> [AIM OF THE TASK]:
Retype each line exactly. Skip images.

> [SOURCE DATA]:
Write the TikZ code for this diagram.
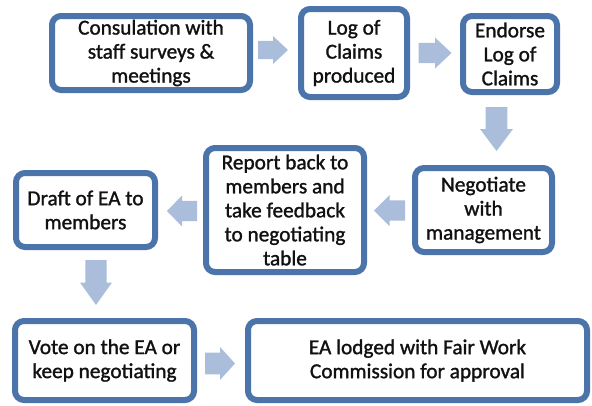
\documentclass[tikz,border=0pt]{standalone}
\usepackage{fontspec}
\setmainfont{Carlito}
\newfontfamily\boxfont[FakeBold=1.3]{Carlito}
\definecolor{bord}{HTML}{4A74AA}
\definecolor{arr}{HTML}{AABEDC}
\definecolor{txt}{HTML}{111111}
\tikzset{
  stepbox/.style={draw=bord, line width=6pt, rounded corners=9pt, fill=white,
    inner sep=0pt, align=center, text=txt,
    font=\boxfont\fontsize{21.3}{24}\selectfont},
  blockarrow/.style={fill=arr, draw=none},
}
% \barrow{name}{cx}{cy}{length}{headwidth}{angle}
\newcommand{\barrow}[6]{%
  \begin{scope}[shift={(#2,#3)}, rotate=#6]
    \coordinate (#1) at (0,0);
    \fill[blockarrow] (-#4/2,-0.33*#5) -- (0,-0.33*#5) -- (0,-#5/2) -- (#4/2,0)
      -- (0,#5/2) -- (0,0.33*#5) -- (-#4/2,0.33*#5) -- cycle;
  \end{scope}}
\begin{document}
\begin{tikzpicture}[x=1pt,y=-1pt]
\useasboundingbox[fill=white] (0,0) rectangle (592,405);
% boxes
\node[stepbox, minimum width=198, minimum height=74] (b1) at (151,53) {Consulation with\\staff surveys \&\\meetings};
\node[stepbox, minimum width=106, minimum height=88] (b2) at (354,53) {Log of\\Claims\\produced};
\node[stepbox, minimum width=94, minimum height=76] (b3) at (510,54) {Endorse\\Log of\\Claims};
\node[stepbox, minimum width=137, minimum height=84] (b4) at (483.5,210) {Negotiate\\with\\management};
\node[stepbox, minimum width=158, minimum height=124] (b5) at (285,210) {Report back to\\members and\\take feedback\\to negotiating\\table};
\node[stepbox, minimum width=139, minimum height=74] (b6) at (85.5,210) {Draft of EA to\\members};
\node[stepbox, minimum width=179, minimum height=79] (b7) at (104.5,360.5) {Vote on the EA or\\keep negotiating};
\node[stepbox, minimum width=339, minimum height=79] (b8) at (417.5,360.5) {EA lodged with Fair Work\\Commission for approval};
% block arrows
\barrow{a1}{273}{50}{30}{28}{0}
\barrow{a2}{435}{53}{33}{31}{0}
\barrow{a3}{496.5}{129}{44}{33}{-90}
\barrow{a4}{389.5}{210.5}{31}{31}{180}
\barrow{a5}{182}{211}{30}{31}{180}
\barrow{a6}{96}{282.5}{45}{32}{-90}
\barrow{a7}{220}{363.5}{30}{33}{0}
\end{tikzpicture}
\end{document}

> [TASK RESPONSE]:
Write the TikZ code for this diagram.
\documentclass[tikz,border=0pt]{standalone}
\usepackage{fontspec}
\setmainfont{Carlito}
\newfontfamily\boxfont[FakeBold=1.3]{Carlito}
\definecolor{bord}{HTML}{4A74AA}
\definecolor{arr}{HTML}{AABEDC}
\definecolor{txt}{HTML}{111111}
\tikzset{
  stepbox/.style={draw=bord, line width=6pt, rounded corners=9pt, fill=white,
    inner sep=0pt, align=center, text=txt,
    font=\boxfont\fontsize{21.3}{24}\selectfont},
  blockarrow/.style={fill=arr, draw=none},
}
% \barrow{name}{cx}{cy}{length}{headwidth}{angle}
\newcommand{\barrow}[6]{%
  \begin{scope}[shift={(#2,#3)}, rotate=#6]
    \coordinate (#1) at (0,0);
    \fill[blockarrow] (-#4/2,-0.33*#5) -- (0,-0.33*#5) -- (0,-#5/2) -- (#4/2,0)
      -- (0,#5/2) -- (0,0.33*#5) -- (-#4/2,0.33*#5) -- cycle;
  \end{scope}}
\begin{document}
\begin{tikzpicture}[x=1pt,y=-1pt]
\useasboundingbox[fill=white] (0,0) rectangle (592,405);
% boxes
\node[stepbox, minimum width=198, minimum height=74] (b1) at (151,53) {Consulation with\\staff surveys \&\\meetings};
\node[stepbox, minimum width=106, minimum height=88] (b2) at (354,53) {Log of\\Claims\\produced};
\node[stepbox, minimum width=94, minimum height=76] (b3) at (510,54) {Endorse\\Log of\\Claims};
\node[stepbox, minimum width=137, minimum height=84] (b4) at (483.5,210) {Negotiate\\with\\management};
\node[stepbox, minimum width=158, minimum height=124] (b5) at (285,210) {Report back to\\members and\\take feedback\\to negotiating\\table};
\node[stepbox, minimum width=139, minimum height=74] (b6) at (85.5,210) {Draft of EA to\\members};
\node[stepbox, minimum width=179, minimum height=79] (b7) at (104.5,360.5) {Vote on the EA or\\keep negotiating};
\node[stepbox, minimum width=339, minimum height=79] (b8) at (417.5,360.5) {EA lodged with Fair Work\\Commission for approval};
% block arrows
\barrow{a1}{273}{50}{30}{28}{0}
\barrow{a2}{435}{53}{33}{31}{0}
\barrow{a3}{496.5}{129}{44}{33}{-90}
\barrow{a4}{389.5}{210.5}{31}{31}{180}
\barrow{a5}{182}{211}{30}{31}{180}
\barrow{a6}{96}{282.5}{45}{32}{-90}
\barrow{a7}{220}{363.5}{30}{33}{0}
\end{tikzpicture}
\end{document}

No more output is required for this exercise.